I thinked to the formula:
$$ f(\bar{x}+ \bar{\varepsilon}) = e^{\bar{\varepsilon} \cdot \bar{\nabla}}f(\bar{x}) $$
That upon expansion gives:
$$ f(\bar{x}+ \bar{\varepsilon}) = f(\bar{x}) + \bar{\varepsilon} \cdot \bar{\nabla}f(\bar{x}) + \frac{1}{2} (\bar{\varepsilon} \cdot \bar{\nabla})^2 f(\bar{x}) + \dots $$
(I found this same reasoning in some Physics textbook, namely Solid State Physics of Ashcroft-Mermin.)
My problem is that I found it wrong, when confronted with the real deal:
$$ f(\bar{x}+ \bar{\varepsilon}) = f(\bar{x}) + \bar{\varepsilon}^T\bar{\nabla}f(\bar{x}) + \frac{1}{2}\bar{\varepsilon}^T H[f(\bar{x})] \bar{\varepsilon} + \dots $$
With $H[f(\bar{x})]$ the Hessian evaluated at $f(\bar{x})$. Specifically I'm convinced that:
$$ \bar{\varepsilon}^T H[f(\bar{x})] \bar{\varepsilon} \neq (\bar{\varepsilon} \cdot \bar{\nabla})^2 $$
The question is: I'm I right or wrong ? Thanks for your attention
Moreover, is it possible, if the formula doesn't hold, to find an extremely compact way to express it, as the 1 dimensional case ?

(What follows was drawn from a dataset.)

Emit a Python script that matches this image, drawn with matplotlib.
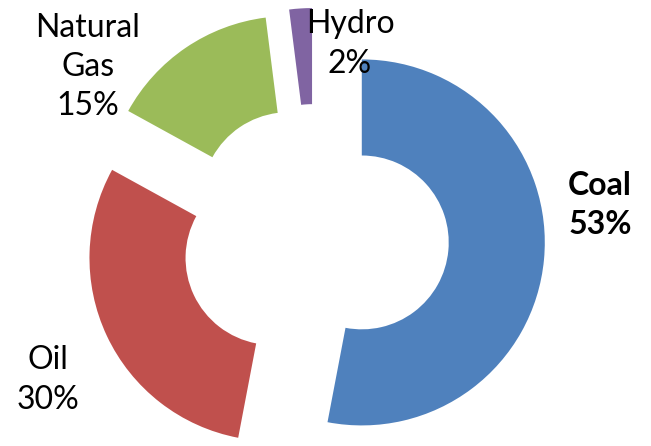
import matplotlib
matplotlib.use("Agg")
import matplotlib.pyplot as plt

# energy mix, exploded donut
sources = ["Coal", "Oil", "Natural Gas", "Hydro"]
shares = [53, 30, 15, 2]
colors = ["#4F81BD", "#C0504D", "#9BBB59", "#8064A2"]
label_text = ["Coal\n53%", "Oil\n30%", "Natural\nGas\n15%", "Hydro\n2%"]

W, H = 651, 446
R = 183
fig = plt.figure(figsize=(W / 100, H / 100), dpi=100)
ax = fig.add_axes([0, 0, 1, 1])

# explode is an absolute offset in data units (pixels here)
ax.pie(shares, colors=colors, startangle=90, counterclock=False,
       center=(315, H - 238), radius=R, explode=[47] * 4,
       wedgeprops=dict(width=R * 0.525, linewidth=0))

# pie() resets limits, so set them afterwards (pixel coords)
ax.set_xlim(0, W)
ax.set_ylim(0, H)
ax.set_aspect("equal")
ax.axis("off")

# label positions in pixel coords (top-left origin)
pos = [(600, 205), (48, 380), (88, 67), (350, 44)]
for txt, (x, y), src in zip(label_text, pos, sources):
    ax.text(x, H - y, txt, ha="center", va="center", ma="center",
            fontsize=23, family="Lato", linespacing=1.38,
            fontweight="bold" if src == "Coal" else "normal")

fig.savefig("out.png", dpi=100)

We have $$\varepsilon^TH[f]\varepsilon = \sum\limits_{j,k = 1}^n \varepsilon_jH[f]_{j,k}\varepsilon_k = \sum\limits_{j,k = 1}^n \varepsilon_j(\partial_j\partial_kf)\varepsilon_k = \sum\limits_{j = 1}^n \varepsilon_j\partial_j\sum\limits_{k = 1}^n \varepsilon_k\partial_kf = (\varepsilon \cdot \nabla)(\varepsilon \cdot \nabla)f,$$ so they are really the same.